The Head Pond Photo: The Head Pond

Description: The Head Pond was created by the damming of the Nepisiguit River. This is a great spot for photo taking of autumn colours.

Photo provided by Karl Branch October, 1999

Red Pine Stand Photo: Fire scar in Red Pine stand

Description: The Trail goes through a red pine stand. Fire scar on a stump tells the story of a past forest fire. A.H.Pierce’s dairy of July 27, 1905 tells of difficulties of W.F. Ganong and Pierce walking through a burnt over forest land to reach the Nepisiguit River above the Narrows. “We encountered going that was simply frightful, through almost impassable burnt land, through cedar thickets & through alders. Finally, on the further slope we fell in with an old portage road which led us straight to the Nepisiguit.”

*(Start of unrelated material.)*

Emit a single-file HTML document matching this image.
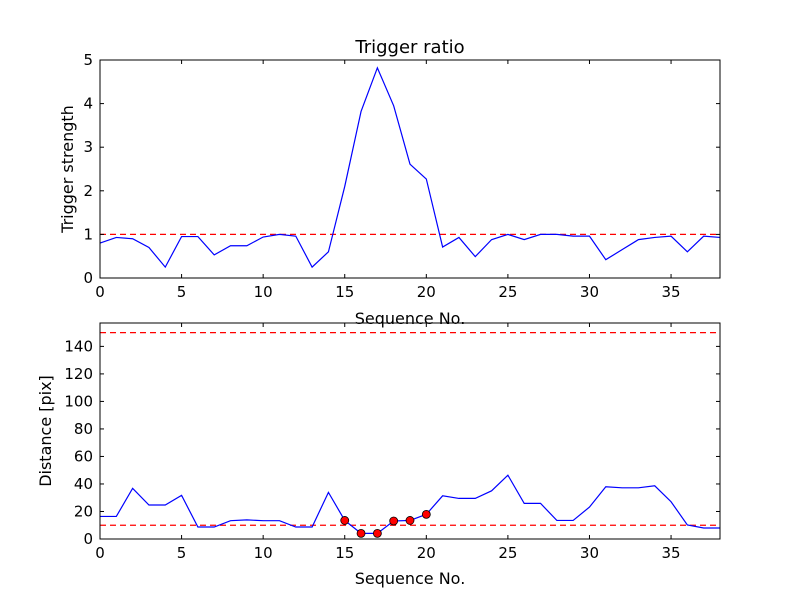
<!DOCTYPE html>
<html><head><meta charset="utf-8"><style>
body{margin:0;background:#fff;}
svg text{font-family:"DejaVu Sans","Liberation Sans",sans-serif;}
</style></head><body>
<svg id="c" width="800" height="600" xmlns="http://www.w3.org/2000/svg"></svg>
<script>
const seqIndex = [];
for (let i = 0; i <= 38; i++) seqIndex.push(i);
const triggerValues = [0.80,0.93,0.90,0.70,0.25,0.95,0.95,0.53,0.74,0.74,0.94,1.0,0.96,0.25,0.60,2.1,3.82,4.82,3.95,2.61,2.27,0.71,0.93,0.49,0.88,1.0,0.88,1.0,1.0,0.96,0.96,0.42,0.65,0.88,0.93,0.96,0.60,0.96,0.93];
const distanceValues = [16.4,16.4,36.8,24.7,24.7,31.7,8.7,8.7,13.3,13.9,13.3,13.3,8.7,8.7,33.9,13.5,4.1,4.1,13.1,13.5,17.9,31.4,29.5,29.5,35,46.4,25.9,25.9,13.5,13.5,23.2,38,37.2,37.2,38.7,27.1,10.2,8,8];
const markedIdx = [15,16,17,18,19,20];
const xTicks = [0,5,10,15,20,25,30,35];
const topYTicks = [0,1,2,3,4,5];
const botYTicks = [0,20,40,60,80,100,120,140];
const topThreshold = [1];
const botThresholds = [10,150];

const NS="http://www.w3.org/2000/svg";
const svg=document.getElementById('c');
function mk(tag,attrs,parent){const e=document.createElementNS(NS,tag);for(const k in attrs)e.setAttribute(k,attrs[k]);(parent||svg).appendChild(e);return e;}

function panel(cfg){
  const {L,R,T,B,ymin,ymax,ticks,vals,thr,name}=cfg;
  const xs=v=>L+(v-0)/(38-0)*(R-L);
  const ys=v=>B-(v-ymin)/(ymax-ymin)*(B-T);
  const g=mk('g',{});
  
  
  thr.forEach(t=>{
    const l=mk('line',{x1:L,x2:R,y1:ys(t),y2:ys(t),stroke:'#ff0000','stroke-width':1.2,'stroke-dasharray':'6,4'},g);
    
    
  });
  const pts=vals.map((v,i)=>xs(seqIndex[i]).toFixed(2)+','+ys(v).toFixed(2)).join(' ');
  const pl=mk('polyline',{points:pts,fill:'none',stroke:'#0000ff','stroke-width':1.2},g);
  
  
  const fr=mk('rect',{x:L,y:T,width:R-L,height:B-T,fill:'none',stroke:'#000','stroke-width':1},g);
  
  
  xTicks.forEach(t=>{
    const x=xs(t);
    mk('line',{x1:x,x2:x,y1:B,y2:B-4,stroke:'#000'},g);
    mk('line',{x1:x,x2:x,y1:T,y2:T+4,stroke:'#000'},g);
    const tx=mk('text',{x:x,y:B+19,'text-anchor':'middle','font-size':15},g);
    tx.textContent=t;
    
    
  });
  ticks.forEach(t=>{
    const y=ys(t);
    mk('line',{x1:L,x2:L+4,y1:y,y2:y,stroke:'#000'},g);
    mk('line',{x1:R,x2:R-4,y1:y,y2:y,stroke:'#000'},g);
    const tx=mk('text',{x:L-7,y:y+5,'text-anchor':'end','font-size':15},g);
    tx.textContent=t;
    
    
  });
  return {xs,ys,g};
}

const topPanel=panel({L:100,R:720,T:60,B:278,ymin:0,ymax:5,ticks:topYTicks,vals:triggerValues,thr:topThreshold,name:'trigger'});
const botPanel=panel({L:100,R:720,T:323,B:539,ymin:0,ymax:157,ticks:botYTicks,vals:distanceValues,thr:botThresholds,name:'distance'});
markedIdx.forEach(i=>{
  const c=mk('circle',{cx:botPanel.xs(seqIndex[i]),cy:botPanel.ys(distanceValues[i]),r:4,fill:'#ff0000',stroke:'#000','stroke-width':0.8},botPanel.g);
  
  
});
function label(txt,attrs,name){const t=mk('text',attrs);t.textContent=txt;}
label('Trigger ratio',{x:410,y:53,'text-anchor':'middle','font-size':18},'top-title');
label('Sequence No.',{x:410,y:324,'text-anchor':'middle','font-size':16},'top-x-axis-title');
label('Trigger strength',{x:73,y:169,'text-anchor':'middle','font-size':16,transform:'rotate(-90 73 169)'},'top-y-axis-title');
label('Sequence No.',{x:410,y:584,'text-anchor':'middle','font-size':16},'bottom-x-axis-title');
label('Distance [pix]',{x:51,y:431,'text-anchor':'middle','font-size':16,transform:'rotate(-90 51 431)'},'bottom-y-axis-title');
</script>
</body></html>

Photo provided by Rod O’Connell September, 2006

The Narrows Photo: The Narrows

Description: The “Narrows” is so named because of a narrow gorge created by sheer verticle cliffs on each side of the river. A rock ledge and hugh boulders in the river creates waves and eddies as the water rushes through the gorge at high water levels. There is no shoreline exit in the Narrows for a canoe. The portage is on the west bank of the river (to the right on the photo) and approximately 30m upstream from the cliffs. The Narrows is classified as Class III-IV (rapids with high irregular waves often capable of swamping an open canoe…)

Photo provided by Rod O’Connell September, 2006

Above the Narrows Photo: Above the Nepisiguit Narrows

Description: R.E. Elliot writes about going through the Narrows in the 1928 Nepisiguit River drive. He was 17 years old at the time. “Before I realized what was going on, we were being sucked into the jaws of the gorge. The cliffs seemed to reach into the skies for ever and ever and the river was squeezed into a slit which was half wide enough.” A picture of a supply scow going through The Narrows during the log drive of 1949 can be seen at the Bathurst Heritage Museum in Bathurst, New Brunswick, Canada

Photo provided by Karl Branch October, 1999

Nile-Mile Pool Photo: Nine-Mile Pool

Description: Nine-Mile Pool is created by the discharge of the Nine-Mile Brook. An interesting note in the name of the Brook is the point of origin in measuring the distance to the Brook. All other brooks along the Nepisiguit River are named for the distance of travel upriver from the mouth of the Nepisiguit River. Nine-Mile is based on the distance of travel to the Brook from Austin Brook. Austin Brook was the site of the Old Drummond Iron Mine and the end of the railway line to the mines, built in 1909.